---------- Dataset content ----------

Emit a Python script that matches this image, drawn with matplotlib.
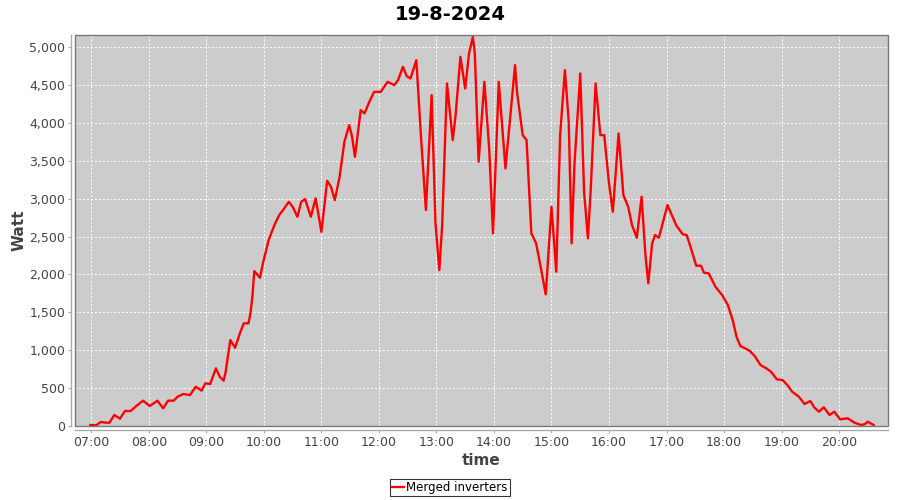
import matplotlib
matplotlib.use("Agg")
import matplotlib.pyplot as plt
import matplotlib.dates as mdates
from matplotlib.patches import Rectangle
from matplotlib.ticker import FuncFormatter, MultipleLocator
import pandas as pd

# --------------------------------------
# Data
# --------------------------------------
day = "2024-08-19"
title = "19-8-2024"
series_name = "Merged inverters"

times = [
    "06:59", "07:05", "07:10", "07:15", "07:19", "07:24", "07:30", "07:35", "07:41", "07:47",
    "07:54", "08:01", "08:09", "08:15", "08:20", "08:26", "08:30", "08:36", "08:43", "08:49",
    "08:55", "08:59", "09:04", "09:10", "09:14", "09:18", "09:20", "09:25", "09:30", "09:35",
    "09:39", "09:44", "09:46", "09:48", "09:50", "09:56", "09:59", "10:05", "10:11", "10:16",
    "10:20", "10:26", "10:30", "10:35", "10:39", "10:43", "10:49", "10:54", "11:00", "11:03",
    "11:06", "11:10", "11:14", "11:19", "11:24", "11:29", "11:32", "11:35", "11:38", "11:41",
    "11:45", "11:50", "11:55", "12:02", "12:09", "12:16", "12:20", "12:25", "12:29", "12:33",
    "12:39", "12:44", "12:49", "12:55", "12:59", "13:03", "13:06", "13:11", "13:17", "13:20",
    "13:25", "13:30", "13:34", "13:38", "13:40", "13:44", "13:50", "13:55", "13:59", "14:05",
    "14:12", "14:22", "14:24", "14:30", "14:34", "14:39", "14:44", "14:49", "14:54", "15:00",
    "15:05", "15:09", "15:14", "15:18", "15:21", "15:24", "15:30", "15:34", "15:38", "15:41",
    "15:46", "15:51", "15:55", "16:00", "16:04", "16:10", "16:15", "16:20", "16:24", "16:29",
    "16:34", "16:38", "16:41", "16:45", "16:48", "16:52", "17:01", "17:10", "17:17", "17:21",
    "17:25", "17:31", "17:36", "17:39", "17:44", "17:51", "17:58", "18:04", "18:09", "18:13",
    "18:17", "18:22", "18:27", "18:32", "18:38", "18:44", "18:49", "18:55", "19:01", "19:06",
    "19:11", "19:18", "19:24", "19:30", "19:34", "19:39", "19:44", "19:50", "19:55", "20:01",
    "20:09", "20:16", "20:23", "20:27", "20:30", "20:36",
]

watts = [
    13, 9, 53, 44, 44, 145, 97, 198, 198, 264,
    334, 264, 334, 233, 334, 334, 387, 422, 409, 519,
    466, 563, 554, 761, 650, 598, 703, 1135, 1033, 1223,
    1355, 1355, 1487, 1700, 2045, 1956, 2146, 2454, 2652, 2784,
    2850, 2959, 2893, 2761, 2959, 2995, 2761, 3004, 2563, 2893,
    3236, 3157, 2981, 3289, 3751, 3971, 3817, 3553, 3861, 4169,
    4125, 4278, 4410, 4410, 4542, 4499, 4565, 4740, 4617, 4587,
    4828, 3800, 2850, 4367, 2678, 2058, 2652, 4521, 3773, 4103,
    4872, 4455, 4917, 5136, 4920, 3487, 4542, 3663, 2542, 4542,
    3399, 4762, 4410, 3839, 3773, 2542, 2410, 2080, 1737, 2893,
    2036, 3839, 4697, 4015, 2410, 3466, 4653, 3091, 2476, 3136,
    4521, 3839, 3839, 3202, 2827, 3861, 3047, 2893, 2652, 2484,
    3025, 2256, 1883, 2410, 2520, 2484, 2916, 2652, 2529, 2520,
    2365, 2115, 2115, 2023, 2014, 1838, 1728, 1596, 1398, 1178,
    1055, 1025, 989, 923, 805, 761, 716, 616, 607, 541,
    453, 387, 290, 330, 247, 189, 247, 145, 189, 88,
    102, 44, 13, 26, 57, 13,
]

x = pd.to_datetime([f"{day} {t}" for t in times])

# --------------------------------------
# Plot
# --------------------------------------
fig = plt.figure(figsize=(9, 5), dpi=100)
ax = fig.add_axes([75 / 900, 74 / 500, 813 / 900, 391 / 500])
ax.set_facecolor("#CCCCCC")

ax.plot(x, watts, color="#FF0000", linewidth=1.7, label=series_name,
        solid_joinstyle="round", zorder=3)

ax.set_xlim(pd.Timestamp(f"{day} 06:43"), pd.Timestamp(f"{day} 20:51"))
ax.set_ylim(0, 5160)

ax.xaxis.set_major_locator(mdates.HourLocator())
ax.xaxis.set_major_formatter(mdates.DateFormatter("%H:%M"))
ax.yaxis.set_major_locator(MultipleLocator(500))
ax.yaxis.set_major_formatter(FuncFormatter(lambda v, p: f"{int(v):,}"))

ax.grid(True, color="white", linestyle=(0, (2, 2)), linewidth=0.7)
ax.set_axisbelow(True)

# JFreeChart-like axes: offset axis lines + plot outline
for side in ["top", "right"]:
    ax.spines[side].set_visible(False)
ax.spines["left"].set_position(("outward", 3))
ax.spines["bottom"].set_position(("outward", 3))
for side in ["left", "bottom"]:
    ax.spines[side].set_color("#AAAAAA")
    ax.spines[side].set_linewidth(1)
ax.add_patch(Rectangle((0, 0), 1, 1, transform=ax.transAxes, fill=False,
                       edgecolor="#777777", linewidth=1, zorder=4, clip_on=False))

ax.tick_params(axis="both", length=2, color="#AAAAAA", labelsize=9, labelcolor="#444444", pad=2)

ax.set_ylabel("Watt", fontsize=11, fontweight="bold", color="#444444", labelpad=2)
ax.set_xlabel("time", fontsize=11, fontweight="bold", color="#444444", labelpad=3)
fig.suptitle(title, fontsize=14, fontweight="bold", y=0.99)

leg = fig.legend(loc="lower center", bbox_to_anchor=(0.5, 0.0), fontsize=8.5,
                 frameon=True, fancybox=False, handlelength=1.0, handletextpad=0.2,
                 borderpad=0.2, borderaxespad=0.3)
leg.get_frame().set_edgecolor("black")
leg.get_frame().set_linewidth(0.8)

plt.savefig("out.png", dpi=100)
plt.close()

----------

#### [Set task]
Give every line back word for word and leave the pictures out.

#### [Exercise solution]
Emit a Python script that matches this image, drawn with matplotlib.
import matplotlib
matplotlib.use("Agg")
import matplotlib.pyplot as plt
import matplotlib.dates as mdates
from matplotlib.patches import Rectangle
from matplotlib.ticker import FuncFormatter, MultipleLocator
import pandas as pd

# --------------------------------------
# Data
# --------------------------------------
day = "2024-08-19"
title = "19-8-2024"
series_name = "Merged inverters"

times = [
    "06:59", "07:05", "07:10", "07:15", "07:19", "07:24", "07:30", "07:35", "07:41", "07:47",
    "07:54", "08:01", "08:09", "08:15", "08:20", "08:26", "08:30", "08:36", "08:43", "08:49",
    "08:55", "08:59", "09:04", "09:10", "09:14", "09:18", "09:20", "09:25", "09:30", "09:35",
    "09:39", "09:44", "09:46", "09:48", "09:50", "09:56", "09:59", "10:05", "10:11", "10:16",
    "10:20", "10:26", "10:30", "10:35", "10:39", "10:43", "10:49", "10:54", "11:00", "11:03",
    "11:06", "11:10", "11:14", "11:19", "11:24", "11:29", "11:32", "11:35", "11:38", "11:41",
    "11:45", "11:50", "11:55", "12:02", "12:09", "12:16", "12:20", "12:25", "12:29", "12:33",
    "12:39", "12:44", "12:49", "12:55", "12:59", "13:03", "13:06", "13:11", "13:17", "13:20",
    "13:25", "13:30", "13:34", "13:38", "13:40", "13:44", "13:50", "13:55", "13:59", "14:05",
    "14:12", "14:22", "14:24", "14:30", "14:34", "14:39", "14:44", "14:49", "14:54", "15:00",
    "15:05", "15:09", "15:14", "15:18", "15:21", "15:24", "15:30", "15:34", "15:38", "15:41",
    "15:46", "15:51", "15:55", "16:00", "16:04", "16:10", "16:15", "16:20", "16:24", "16:29",
    "16:34", "16:38", "16:41", "16:45", "16:48", "16:52", "17:01", "17:10", "17:17", "17:21",
    "17:25", "17:31", "17:36", "17:39", "17:44", "17:51", "17:58", "18:04", "18:09", "18:13",
    "18:17", "18:22", "18:27", "18:32", "18:38", "18:44", "18:49", "18:55", "19:01", "19:06",
    "19:11", "19:18", "19:24", "19:30", "19:34", "19:39", "19:44", "19:50", "19:55", "20:01",
    "20:09", "20:16", "20:23", "20:27", "20:30", "20:36",
]

watts = [
    13, 9, 53, 44, 44, 145, 97, 198, 198, 264,
    334, 264, 334, 233, 334, 334, 387, 422, 409, 519,
    466, 563, 554, 761, 650, 598, 703, 1135, 1033, 1223,
    1355, 1355, 1487, 1700, 2045, 1956, 2146, 2454, 2652, 2784,
    2850, 2959, 2893, 2761, 2959, 2995, 2761, 3004, 2563, 2893,
    3236, 3157, 2981, 3289, 3751, 3971, 3817, 3553, 3861, 4169,
    4125, 4278, 4410, 4410, 4542, 4499, 4565, 4740, 4617, 4587,
    4828, 3800, 2850, 4367, 2678, 2058, 2652, 4521, 3773, 4103,
    4872, 4455, 4917, 5136, 4920, 3487, 4542, 3663, 2542, 4542,
    3399, 4762, 4410, 3839, 3773, 2542, 2410, 2080, 1737, 2893,
    2036, 3839, 4697, 4015, 2410, 3466, 4653, 3091, 2476, 3136,
    4521, 3839, 3839, 3202, 2827, 3861, 3047, 2893, 2652, 2484,
    3025, 2256, 1883, 2410, 2520, 2484, 2916, 2652, 2529, 2520,
    2365, 2115, 2115, 2023, 2014, 1838, 1728, 1596, 1398, 1178,
    1055, 1025, 989, 923, 805, 761, 716, 616, 607, 541,
    453, 387, 290, 330, 247, 189, 247, 145, 189, 88,
    102, 44, 13, 26, 57, 13,
]

x = pd.to_datetime([f"{day} {t}" for t in times])

# --------------------------------------
# Plot
# --------------------------------------
fig = plt.figure(figsize=(9, 5), dpi=100)
ax = fig.add_axes([75 / 900, 74 / 500, 813 / 900, 391 / 500])
ax.set_facecolor("#CCCCCC")

ax.plot(x, watts, color="#FF0000", linewidth=1.7, label=series_name,
        solid_joinstyle="round", zorder=3)

ax.set_xlim(pd.Timestamp(f"{day} 06:43"), pd.Timestamp(f"{day} 20:51"))
ax.set_ylim(0, 5160)

ax.xaxis.set_major_locator(mdates.HourLocator())
ax.xaxis.set_major_formatter(mdates.DateFormatter("%H:%M"))
ax.yaxis.set_major_locator(MultipleLocator(500))
ax.yaxis.set_major_formatter(FuncFormatter(lambda v, p: f"{int(v):,}"))

ax.grid(True, color="white", linestyle=(0, (2, 2)), linewidth=0.7)
ax.set_axisbelow(True)

# JFreeChart-like axes: offset axis lines + plot outline
for side in ["top", "right"]:
    ax.spines[side].set_visible(False)
ax.spines["left"].set_position(("outward", 3))
ax.spines["bottom"].set_position(("outward", 3))
for side in ["left", "bottom"]:
    ax.spines[side].set_color("#AAAAAA")
    ax.spines[side].set_linewidth(1)
ax.add_patch(Rectangle((0, 0), 1, 1, transform=ax.transAxes, fill=False,
                       edgecolor="#777777", linewidth=1, zorder=4, clip_on=False))

ax.tick_params(axis="both", length=2, color="#AAAAAA", labelsize=9, labelcolor="#444444", pad=2)

ax.set_ylabel("Watt", fontsize=11, fontweight="bold", color="#444444", labelpad=2)
ax.set_xlabel("time", fontsize=11, fontweight="bold", color="#444444", labelpad=3)
fig.suptitle(title, fontsize=14, fontweight="bold", y=0.99)

leg = fig.legend(loc="lower center", bbox_to_anchor=(0.5, 0.0), fontsize=8.5,
                 frameon=True, fancybox=False, handlelength=1.0, handletextpad=0.2,
                 borderpad=0.2, borderaxespad=0.3)
leg.get_frame().set_edgecolor("black")
leg.get_frame().set_linewidth(0.8)

plt.savefig("out.png", dpi=100)
plt.close()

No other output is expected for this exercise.